Figure scripts:
--- --- ---
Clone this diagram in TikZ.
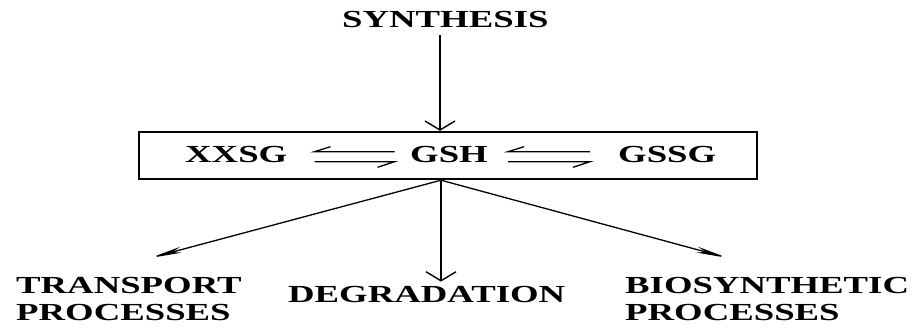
\documentclass[tikz,border=0pt]{standalone}
\usepackage{fontspec}
\setmainfont{Liberation Serif}
\usetikzlibrary{arrows.meta,calc}
\newcommand\wide[1]{\scalebox{1.5}[1]{#1}}
\tikzset{
  lbl/.style={inner sep=0pt, font=\bfseries\fontsize{24.5}{27.5}\selectfont},
  boxst/.style={draw, line width=2.4pt, inner sep=0pt, minimum width=618pt, minimum height=47pt},
  thick arrow/.style={line width=2.4pt, -{Straight Barb[length=9pt,width=30pt,line width=1.4pt]}},
  thin arrow/.style={line width=1.3pt, -{Stealth[length=32pt,width=6pt,inset=9pt]}},
  harp/.style={line width=1.3pt}
}
\begin{document}
\begin{tikzpicture}[x=1pt,y=-1pt]
\useasboundingbox (0,0) rectangle (913,327);
% labels
\node[lbl, anchor=base west] (synth) at (342,27) {\wide{SYNTHESIS}};
\node[lbl, anchor=base west] (xxsg) at (185,162) {\wide{XXSG}};
\node[lbl, anchor=base west] (gsh) at (410,162) {\wide{GSH}};
\node[lbl, anchor=base west] (gssg) at (618,162) {\wide{GSSG}};
\node[lbl, anchor=north west, align=left] (trans) at (16,277) {\wide{TRANSPORT}\\\wide{PROCESSES}};
\node[lbl, anchor=base west] (degr) at (288,302) {\wide{DEGRADATION}};
\node[lbl, anchor=north west, align=left] (bios) at (625,277) {\wide{BIOSYNTHETIC}\\\wide{PROCESSES}};
\node[boxst] (box) at (448,155.5) {};
% equilibrium harpoons
\draw[harp] ($(xxsg.base east)+(27,-10.3)$) ++(16,-5) -- ++(-16,5) -- ++(80,0);
\draw[harp] ($(xxsg.base east)+(27,-0.3)$) -- ++(80,0) -- ++(-17,5.6);
\draw[harp] ($(gsh.base east)+(20,-10.3)$) ++(16,-5) -- ++(-16,5) -- ++(82,0);
\draw[harp] ($(gsh.base east)+(20,-0.3)$) -- ++(82,0) -- ++(-17,5.6);
% connectors
\coordinate (tp) at ($(box.north)+(-8,0)$);
\coordinate (bp) at ($(box.south)+(-7,0)$);
\draw[thick arrow] ($(tp |- synth.base)+(0,8)$) -- (tp);
\draw[thick arrow] (bp) -- ($(bp |- degr.north)+(0,-4)$);
\draw[thin arrow] (bp) -- ($(trans.north west)+(134,-19)$);
\draw[thin arrow] (bp) -- ($(bios.north west)+(103,-19)$);
\end{tikzpicture}
\end{document}
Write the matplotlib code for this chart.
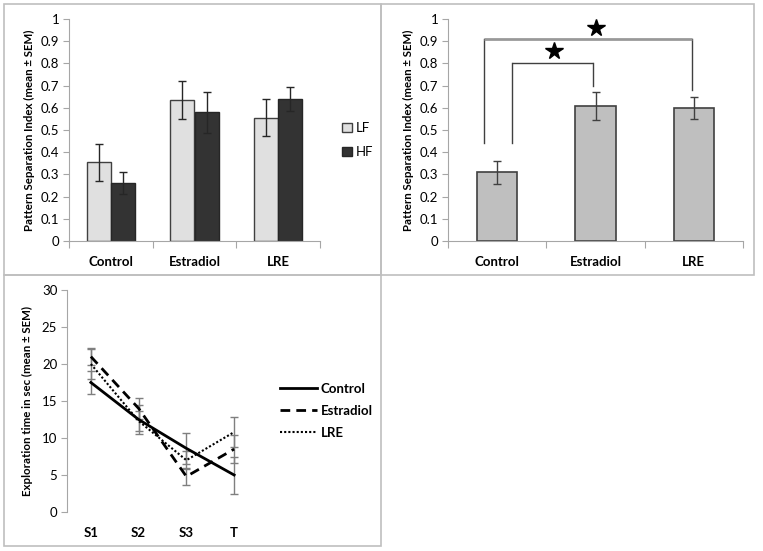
import numpy as np
import matplotlib

matplotlib.use("Agg")
import matplotlib.pyplot as plt
from matplotlib.patches import Rectangle

plt.rcParams["font.family"] = ["Lato", "DejaVu Sans"]

# ---------------------------------------------------------------- data
groups = ["Control", "Estradiol", "LRE"]
lf_mean = [0.354, 0.635, 0.555]
lf_sem = [0.085, 0.085, 0.083]
hf_mean = [0.260, 0.580, 0.640]
hf_sem = [0.050, 0.093, 0.055]

pooled_mean = [0.309, 0.607, 0.598]
pooled_sem = [0.050, 0.062, 0.050]

sessions = ["S1", "S2", "S3", "T"]
ctrl_time = [17.5, 12.5, 8.6, 5.0]
ctrl_sem = [1.5, 2.0, 2.1, 2.5]
estr_time = [21.0, 14.0, 4.8, 8.5]
estr_sem = [1.2, 1.4, 1.1, 1.9]
lre_time = [20.0, 12.3, 7.0, 10.8]
lre_sem = [2.0, 1.3, 1.2, 2.0]

W, H = 763, 551
GRID = "#a6a6a6"
TICK_FS = 9.5
YLAB_FS = 8.3


def style_axes(ax):
    for s in ["top", "right"]:
        ax.spines[s].set_visible(False)
    ax.spines["left"].set_color(GRID)
    ax.spines["bottom"].set_color(GRID)
    ax.tick_params(axis="y", colors=GRID, labelcolor="black", length=4,
                   labelsize=TICK_FS, pad=3)


def category_axis(ax, labels):
    n = len(labels)
    ax.set_xlim(-0.5, n - 0.5)
    ax.set_xticks(np.arange(-0.5, n, 1.0))
    ax.set_xticklabels([])
    ax.tick_params(axis="x", which="major", colors=GRID, length=5)
    ax.set_xticks(np.arange(n), minor=True)
    ax.set_xticklabels(labels, minor=True, fontweight="bold", fontsize=TICK_FS)
    ax.tick_params(axis="x", which="minor", length=0, pad=11)


def ax_rect(x0, x1, y_top, y_bot):
    return [x0 / W, 1 - y_bot / H, (x1 - x0) / W, (y_bot - y_top) / H]


fig = plt.figure(figsize=(W / 100, H / 100), dpi=100)

# panel frames
for (x0, y0, x1, y1) in [(4, 4, 381, 275), (381, 4, 754, 275), (4, 275, 381, 546)]:
    fig.add_artist(Rectangle((x0 / W, 1 - y1 / H), (x1 - x0) / W, (y1 - y0) / H,
                             transform=fig.transFigure, fill=False,
                             edgecolor="#bfbfbf", lw=1.2))

# ---------------------------------------------------- top-left: LF / HF
ax1 = fig.add_axes(ax_rect(69, 320, 19, 241))
x = np.arange(len(groups))
bw = 0.29
err_kw = dict(ecolor="#262626", elinewidth=1.0, capsize=3, capthick=1.0)
ax1.bar(x - bw / 2, lf_mean, bw, yerr=lf_sem, color="#e0e0e0",
        edgecolor="#404040", lw=1.0, error_kw=err_kw, label="LF")
ax1.bar(x + bw / 2, hf_mean, bw, yerr=hf_sem, color="#333333",
        edgecolor="#262626", lw=1.0, error_kw=err_kw, label="HF")
ax1.set_ylim(0, 1)
ax1.set_yticks(np.arange(0, 1.01, 0.1))
ax1.set_yticklabels(["0", "0.1", "0.2", "0.3", "0.4", "0.5", "0.6", "0.7",
                     "0.8", "0.9", "1"])
style_axes(ax1)
category_axis(ax1, groups)
ax1.set_ylabel("Pattern Separation Index (mean \u00b1 SEM)", fontsize=YLAB_FS,
               fontweight="bold", labelpad=4)
ax1.legend(loc="center left", bbox_to_anchor=(330 / W, 1 - 140 / H),
           bbox_transform=fig.transFigure, frameon=False,
           fontsize=TICK_FS, handlelength=0.75, handleheight=0.75,
           handletextpad=0.3, labelspacing=0.9)

# ---------------------------------------------------- top-right: pooled
ax2 = fig.add_axes(ax_rect(448, 743, 19, 241))
ax2.bar(x, pooled_mean, 0.41, yerr=pooled_sem, color="#bfbfbf",
        edgecolor="#404040", lw=1.2,
        error_kw=dict(ecolor="#404040", elinewidth=1.0, capsize=3, capthick=1.0))
ax2.set_ylim(0, 1)
ax2.set_yticks(np.arange(0, 1.01, 0.1))
ax2.set_yticklabels(["0", "0.1", "0.2", "0.3", "0.4", "0.5", "0.6", "0.7",
                     "0.8", "0.9", "1"])
style_axes(ax2)
category_axis(ax2, groups)
ax2.set_ylabel("Pattern Separation Index (mean \u00b1 SEM)", fontsize=YLAB_FS,
               fontweight="bold", labelpad=4)

# significance brackets: (x_left, x_right, y_start_left, y_start_right, y_top)
brackets = [(-0.136, 1.98, 0.44, 0.68, 0.91, "#999999", 2.0),
            (0.152, 0.97, 0.44, 0.70, 0.80, "#404040", 1.0)]
for xl, xr, yl, yr, yt, col, lw_top in brackets:
    ax2.plot([xl, xl], [yl, yt], color="#404040", lw=1.0)
    ax2.plot([xr, xr], [yr, yt], color="#404040", lw=1.0)
    ax2.plot([xl, xr], [yt, yt], color=col, lw=lw_top, solid_capstyle="butt")
star_x = [1.01, 0.58]
star_y = [0.96, 0.855]
ax2.plot(star_x, star_y, ls="none", marker="*", ms=13, color="black")

# ---------------------------------------------------- bottom: exploration
ax3 = fig.add_axes(ax_rect(67, 258, 290, 512))
xs = np.arange(len(sessions))
series = [
    (ctrl_time, ctrl_sem, "Control", "-", 2.0),
    (estr_time, estr_sem, "Estradiol", (0, (3.5, 2.2)), 2.0),
    (lre_time, lre_sem, "LRE", (0, (1, 1)), 1.5),
]
handles = []
for vals, sem, lab, ls, lw in series:
    cont = ax3.errorbar(xs, vals, yerr=sem, color="black", lw=lw, ls=ls,
                        ecolor="#7f7f7f", elinewidth=1.0, capsize=3, label=lab)
    handles.append(cont.lines[0])
ax3.set_ylim(0, 30)
ax3.set_yticks(np.arange(0, 31, 5))
ax3.set_xlim(-0.5, len(sessions) - 0.5)
ax3.set_xticks(xs)
ax3.set_xticklabels(sessions, fontweight="bold", fontsize=TICK_FS)
style_axes(ax3)
ax3.spines["bottom"].set_visible(False)
ax3.tick_params(axis="x", length=0, pad=11)
ax3.set_ylabel("Exploration time in sec (mean \u00b1 SEM)", fontsize=YLAB_FS,
               fontweight="bold", labelpad=6)
ax3.legend(handles=handles, labels=[s[2] for s in series],
           loc="center left", bbox_to_anchor=(268 / W, 1 - 411 / H),
           bbox_transform=fig.transFigure, frameon=False,
           prop=dict(size=TICK_FS, weight="bold"),
           handlelength=2.8, handletextpad=0.3, labelspacing=0.75)

fig.savefig("out.png", dpi=100)
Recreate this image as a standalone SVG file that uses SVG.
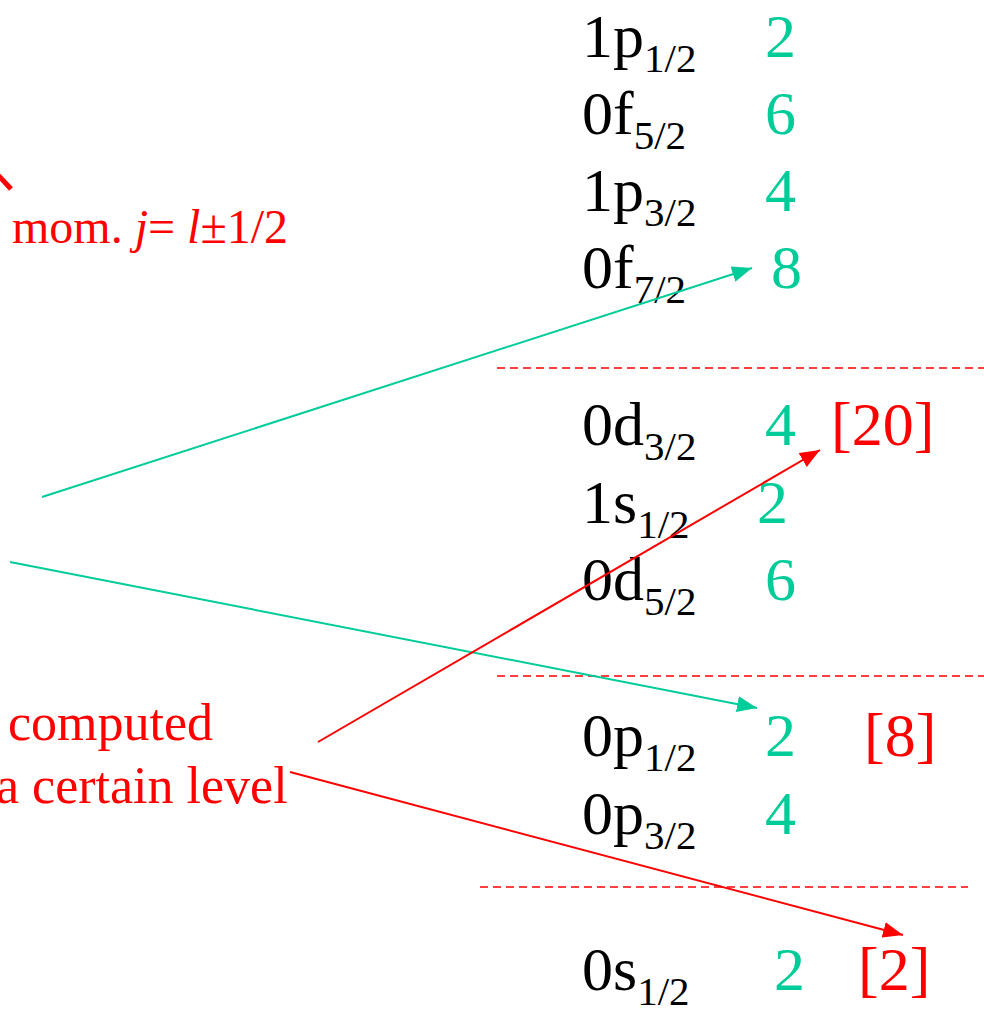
<svg xmlns="http://www.w3.org/2000/svg" width="984" height="1013" viewBox="0 0 984 1013">
<style>
.lab{font-size:62px;fill:#000}
.sub{font-size:41px}
.num{font-size:62px;fill:#00cc99}
.tot{font-size:62px;fill:#ff0000}
.note{fill:#ff0000}
.dash{stroke:#ff0000;stroke-width:1.5;stroke-dasharray:8 5;fill:none}
.g{stroke:#00cc99;stroke-width:2;fill:none}
.r{stroke:#ff0000;stroke-width:2;fill:none}
</style>
<defs>
<marker id="ag" markerUnits="userSpaceOnUse" markerWidth="22" markerHeight="16" refX="20" refY="8" orient="auto"><path d="M0,0 L20,8 L0,16 z" fill="#00cc99"/></marker>
<marker id="ar" markerUnits="userSpaceOnUse" markerWidth="22" markerHeight="16" refX="20" refY="8" orient="auto"><path d="M0,0 L20,8 L0,16 z" fill="#ff0000"/></marker>
</defs>
<rect width="984" height="1013" fill="#fff"/>
<g id="levels" font-family="Liberation Serif, serif">
<g id="l1p12"><text class="lab" x="582" y="57">1p<tspan class="sub" dy="15">1/2</tspan></text><text class="num" x="765" y="57">2</text></g>
<g id="l0f52"><text class="lab" x="582" y="134">0f<tspan class="sub" dy="15">5/2</tspan></text><text class="num" x="765" y="134">6</text></g>
<g id="l1p32"><text class="lab" x="582" y="211">1p<tspan class="sub" dy="15">3/2</tspan></text><text class="num" x="765" y="211">4</text></g>
<g id="l0f72"><text class="lab" x="582" y="288">0f<tspan class="sub" dy="15">7/2</tspan></text><text class="num" x="771" y="288">8</text></g>
<g id="l0d32"><text class="lab" x="582" y="445">0d<tspan class="sub" dy="15">3/2</tspan></text><text class="num" x="765" y="445">4</text><text class="tot" x="831" y="445">[20]</text></g>
<g id="l1s12"><text class="lab" x="582" y="523">1s<tspan class="sub" dy="15">1/2</tspan></text><text class="num" x="757" y="523">2</text></g>
<g id="l0d52"><text class="lab" x="582" y="600">0d<tspan class="sub" dy="15">5/2</tspan></text><text class="num" x="765" y="600">6</text></g>
<g id="l0p12"><text class="lab" x="582" y="756">0p<tspan class="sub" dy="15">1/2</tspan></text><text class="num" x="765" y="756">2</text><text class="tot" x="864" y="756">[8]</text></g>
<g id="l0p32"><text class="lab" x="582" y="834">0p<tspan class="sub" dy="15">3/2</tspan></text><text class="num" x="765" y="834">4</text></g>
<g id="l0s12"><text class="lab" x="582" y="990">0s<tspan class="sub" dy="15">1/2</tspan></text><text class="num" x="774" y="990">2</text><text class="tot" x="858" y="990">[2]</text></g>
</g>
<g id="separators">
<line class="dash" x1="497" y1="368" x2="984" y2="368"/>
<line class="dash" x1="497" y1="676" x2="984" y2="676"/>
<line class="dash" x1="480" y1="887" x2="968" y2="887"/>
</g>
<g id="notes" font-family="Liberation Serif, serif">
<text class="note" x="12" y="243" font-size="48">mom. <tspan font-style="italic">j</tspan>= <tspan font-style="italic">l</tspan>±1/2</text>
<text class="note" x="8" y="740" font-size="52">computed</text>
<text class="note" x="-4" y="803" font-size="52">a certain level</text>
<line x1="-2" y1="175" x2="11" y2="189" stroke="#ff0000" stroke-width="5"/>
</g>
<g id="connectors">
<line class="g" x1="42" y1="497" x2="752" y2="268" marker-end="url(#ag)"/>
<line class="g" x1="10" y1="562" x2="757" y2="708" marker-end="url(#ag)"/>
<line class="r" x1="318" y1="742" x2="820" y2="450" marker-end="url(#ar)"/>
<line class="r" x1="290" y1="772" x2="903" y2="935" marker-end="url(#ar)"/>
</g>
</svg>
--- --- ---
What is needed:
List the lines that contain the word "matplotlib".

Full answer:
Write the matplotlib code for this chart.
import matplotlib
matplotlib.use("Agg")
import matplotlib.pyplot as plt
from matplotlib.patches import Rectangle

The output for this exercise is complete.